The final presenter in this session was, Professor Peter Read, the convenor of the panel and the only speaker who is not Aboriginal. He was part of a team of Aboriginal and non-Aboriginal people who created A History of Aboriginal Sydney website. He urged us to use our imagination and do something meaningful with the technology at our disposal. He also urged us to see a place from everyone’s perspective. Read used the example of the meeting place of Aboriginal people on what is now the site of the Sports Academy at Narrabeen on Sydney Northern Beaches. He asked, what did the non-indigenous person see? Even though that meeting site was used by Aborigines until the 1950s he observed that non-indigenous people did not see them from the Wakehurst Parkway road which ran close to this site. To the non-indigenous person this site was empty and unused, to the Aboriginal person who saw these meetings, this site was an important place. Read also urged us to incorporate the emotional point of view in our visualisations he said. How did people feel in place?
During the panel we heard that Ted Strehlow’s memoir, Journey to Horseshoe Bend, is to be republished online. Strehlow was a researcher of the Arrente Aboriginal people in the twentieth century and amassed a significant collection of recordings, artefacts etc. A symposium is being organised in October to coincide with the public launch of the work. For the time being you can have a look at the project’s website.
The Indigenous Digital Knowledge panel was invigorating because it demonstrated the fact that technology operates through culture and is of culture. This became abundantly clear because the discussion was in the terms of a culture that differed to that of most people in the conference.
This was an international conference and thus needed to manage the variety of different cultural and language backgrounds of participants. As the discussion by this panel progressed some of the Australians in the audience became aware that even the native English speakers in the audience would probably be having some difficulty following the colloquial Australian English and Aboriginal English that the speakers on stage were using. We started to tweet explanations of these terms. I wonder how the non-native English speakers in the audience managed to follow the discussion?
This highlights the difficulties of organising an international conference. How do the organisers make the proceedings accessible to everyone? The difficulties are not just about language. I noticed the impact of different cultures on the style used to present various papers. The favoured culture of digital humanists tends to be borrowed from the open access, technology culture online. It is informal, humorous at times, while still discussing deep issues and complex problems. It is difficult for a person from a more formal culture or a non-English speaking background to gain rapport with an audience which generally favours an informal tone. There was also a need to provide working microphones in the conference rooms as a quietly spoken person with a heavy accent is difficult to hear.
It is only when we have international visitors that we realise how our culture is developing and differs to others. A common question throughout the conference was from international participants wanting to know more about the Welcome to Country and Acknowledgement of Country protocols which are now standard at public events in Australia.
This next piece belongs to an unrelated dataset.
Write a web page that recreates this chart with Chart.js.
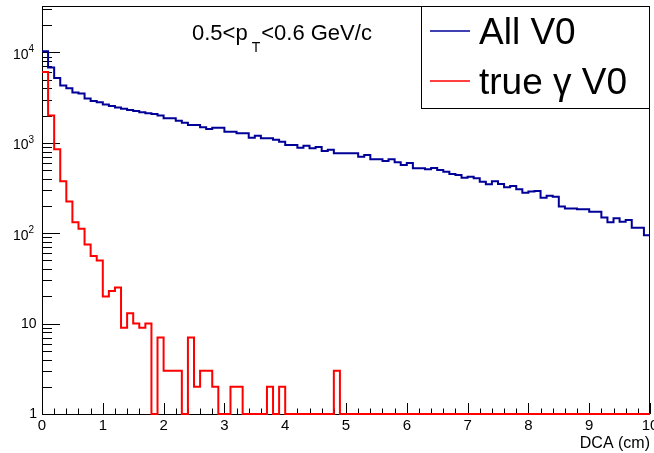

This reminder that we are on land that Aboriginal people have cared for over the millenia is important. I recall seeing a tweet from a participant from another country suggesting that their country should adopt this protocol. We have a long way to go to develop a respectful relationship with the First Nations of Australia, but I feel that we have taken a good step by adopting these practices.
A feature of the digital humanities community is how they have embraced Twitter. Throughout this panel and every other session you could hear the soft tapping of numerous keyboards. A large proportion of the audience was tweeting about the proceedings for people listening in around the world using the #dh2015 hashtag. Twitter is a great communal note-taking and reporting service. The more people who are tweeting the more comprehensively a conference can be recorded.
Here are a few tweets that convey the general feeling of the audience about the Indigenous Digital Knowledge Panel.
Norwegian digital humanist and Professor of Digital Humanities at the University of Passau, Øyvind Eide, commented:
https://twitter.com/oeide/status/616457576645955584
Australia’s first Professor of Digital Humanities, Paul Arthur observed:
Aboriginal & Torres Strait Islander research most complex + important area of Australian DH #dh2015 @ADHOrg @DH_UWS pic.twitter.com/0z2g5lmRf6
— Paul Longley Arthur (@pwlarthur) July 2, 2015
Digital Humanities Librarian at Stanford University, Glenn Worthey, commented on the warning that is given to Aboriginal people before an image of a deceased Aboriginal person is shown or they are named:
Yes! I found the simple “trigger alert” about deceased persons to be totally unexpected and even moving. #dh2015 https://t.co/RGJZtlDci0
— Glen Layne-Worthey (@gworthey) July 2, 2015
Louise Denoon, Senior Curator at the State Library of New South Wales, voiced the thoughts of many during the panel:
#Indigenous panel reminding us to maintain the humanity in the digital humanities #dh2015
— Louise Denoon (@Louisedenoon) July 2, 2015
I couldn’t agree more with Arianna Ciula, Research Facilitator in the Department of Humanities at Roehampton University:
Panels like this remind us we are in a specific place with its histories, cultures and languages not just in a conference airport #dh2015
— Arianna Ciula (@ariciula) July 2, 2015
The Indigenous Digital Knowledge panel was important not only because Aboriginal people dominated the panel, but also because two Aboriginal women were on the panel.
In the first session of the conference participants were dismayed because not one woman was part of the proceedings on stage. This is surprising given that the number of women who are leaders in digital humanities world-wide. Given the embrace of Twitter by this community, there was a lot of tweeting about this issue. On the second day Deb Verhoeven, Professor of Media and Communication at Deakin University, used her position as chair of the keynote session featuring Geraldine Bell of Intel, to eloquently and directly tell men what they could do to help develop a community with more equal participation and leadership by women.
An important issue that I feel we need to focus on is to ensure that women of non-English speaking backgrounds and women of colour are welcomed into this community and given the platform. If we concentrate on this, I feel sure that the ‘women issue’ will then right itself.
In giving centre stage to Aboriginal people and Aboriginal women in particular, I feel the organisers of the conference showed leadership and a willingness to embrace diverse cultures that is not often seen in academic conferences. I would like to see other disciplines make a concerted effort to follow this example.